Police arrived about five minutes later, Phet said.

According to information released by police yesterday, the suspects had driven a Honda motorcycle and shot the victim six times with a pistol.

National Military Police spokesman Kheng Tito said late yesterday that police were still trying to establish a motive and identify suspects.

“We suspect this is a case of revenge,” he said, adding that it was difficult to prevent such violence.

People crowd around the entrance to a fruit shop in Phnom Penh where businessman Ung Meng Cheu was gunned down
People crowd around the entrance to a fruit shop in Phnom Penh where businessman Ung Meng Cheu was gunned down Saturday. Hong Menea

“Police cannot predict when incidents like this will happen. Bad guys operate in the dark.

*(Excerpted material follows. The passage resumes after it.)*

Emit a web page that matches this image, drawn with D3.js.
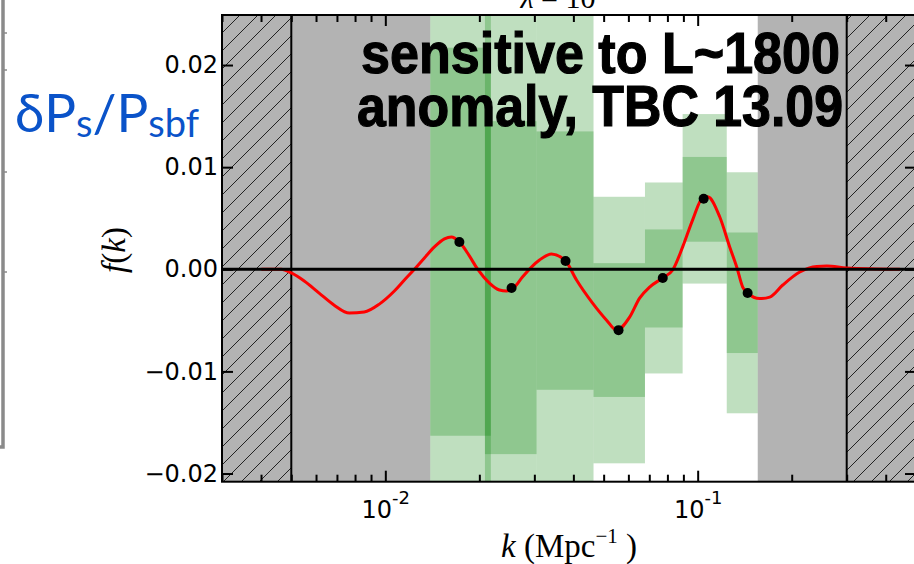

We ask people to [inform us] . . . if they think they are in any danger.”

Police were willing to provide the victim’s family extra protection if they request it, Tito added.

In Bora, chief of the Ministry of Interior’s Penal Police Department, declined to comment in detail, saying only that “police are investigating”.

Meng Cheu’s loved ones visited the scene of the shooting yesterday at about 7am, a fruit seller said.

The victim’s son-in-law, who gave his name only as Henry, declined to comment when reached by telephone.

Shimmex’s companies include Seng Hong Heng Import Export, Hong Kong Jewelry, Dough Real Estate and Home Au Fait, according to its website.

Khan Piseth, the financial systems manager at Shimmex, described his boss as generous to all staff and competitors.

“He was never vindictive towards anyone. I don’t know much about his personal life, since he did not tell us much,” he said.

A resident who lives close to Hong Kong Jewelry near Central Market said Meng Cheu and his wife, Tan Kim Chheng, were “very kind and nice to people”.

“I’ve never seen them argue with clients or anyone. I felt so bad when I heard about this.”

Shimmex’s website says that Meng Cheu had helped build schools, pagodas and “other development projects” across Cambodia.

After beginning work at a family hardware business in Battambang, the website adds, Meng Cheu eventually became an oknha, an honourific traditionally given to powerful officials who contribute financially to society.

In 2011, Meng Cheu took Chhin Sokuntheary, also known as “the crocodile grandma”, to court, accusing her of reselling land she had already sold him.